In Western and parts of Central Europe the growth of industrial production and trade meant the growth of towns and the emergence of commercial classes whose existence was based on production for the market. Industrialization began in England in the second half of the eighteenth century, but in France and parts of the German states it occurred only during the nineteenth century. In its wake, new social groups came into being: a working-class population, and middle classes made up of industrialists, businessmen, professionals. In Central and Eastern Europe these groups were smaller in number till late nineteenth century. It was among the educated, liberal middle classes that ideas of national unity following the abolition of aristocratic privileges gained popularity.

Question: What led to the spread of conservatism in Europe and what were its impacts?

Answer: Following the defeat of Napoleon in 1815, European governments were driven by a spirit of conservatism. Conservatives believed that established, traditional institutions of state and society – like the monarchy, the Church, social hierarchies, property and the family – should be preserved. Most conservatives, however, did not propose a return to the society of pre-revolutionary days.
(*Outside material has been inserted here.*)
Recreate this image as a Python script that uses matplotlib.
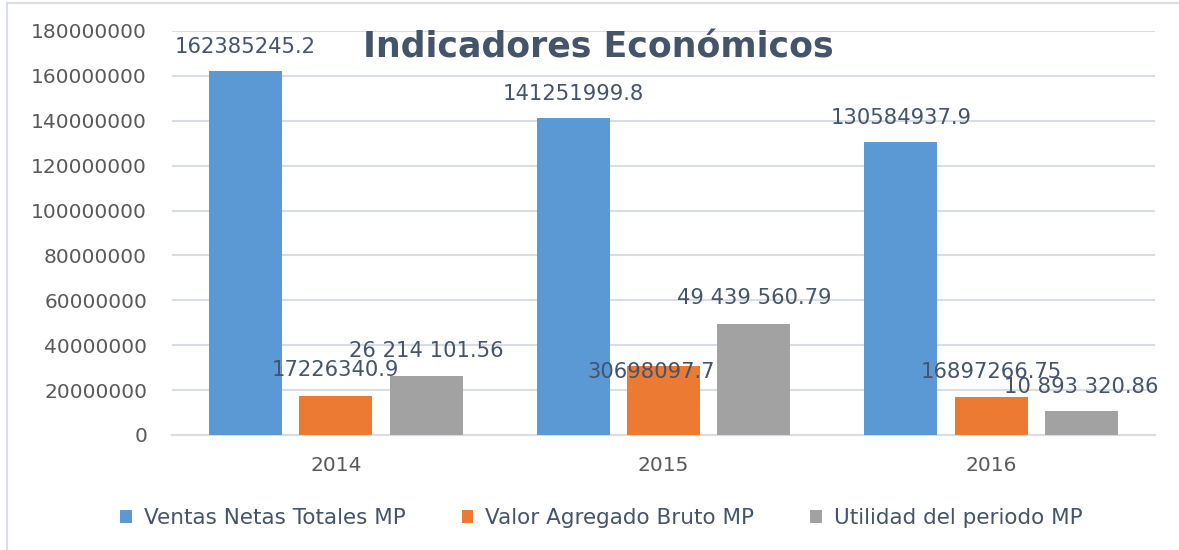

Rather, they realized, from the changes initiated by Napoleon, that modernization could in fact strengthen traditional institutions like the monarchy. It could make state power more effective and strong. A modern army, an efficient bureaucracy, a dynamic economy, the abolition of feudalism and serfdom could strengthen the autocratic monarchies of Europe.

Question: What were the highlights of the Treaty of Vienna 1815?

Answer: In 1815, representatives of the European powers – Britain, Russia, Prussia and Austria – who had collectively defeated Napoleon, met at Vienna to draw up a settlement for Europe. The main highlights were to how the nation could develop and what economic measures could help forge this nation together.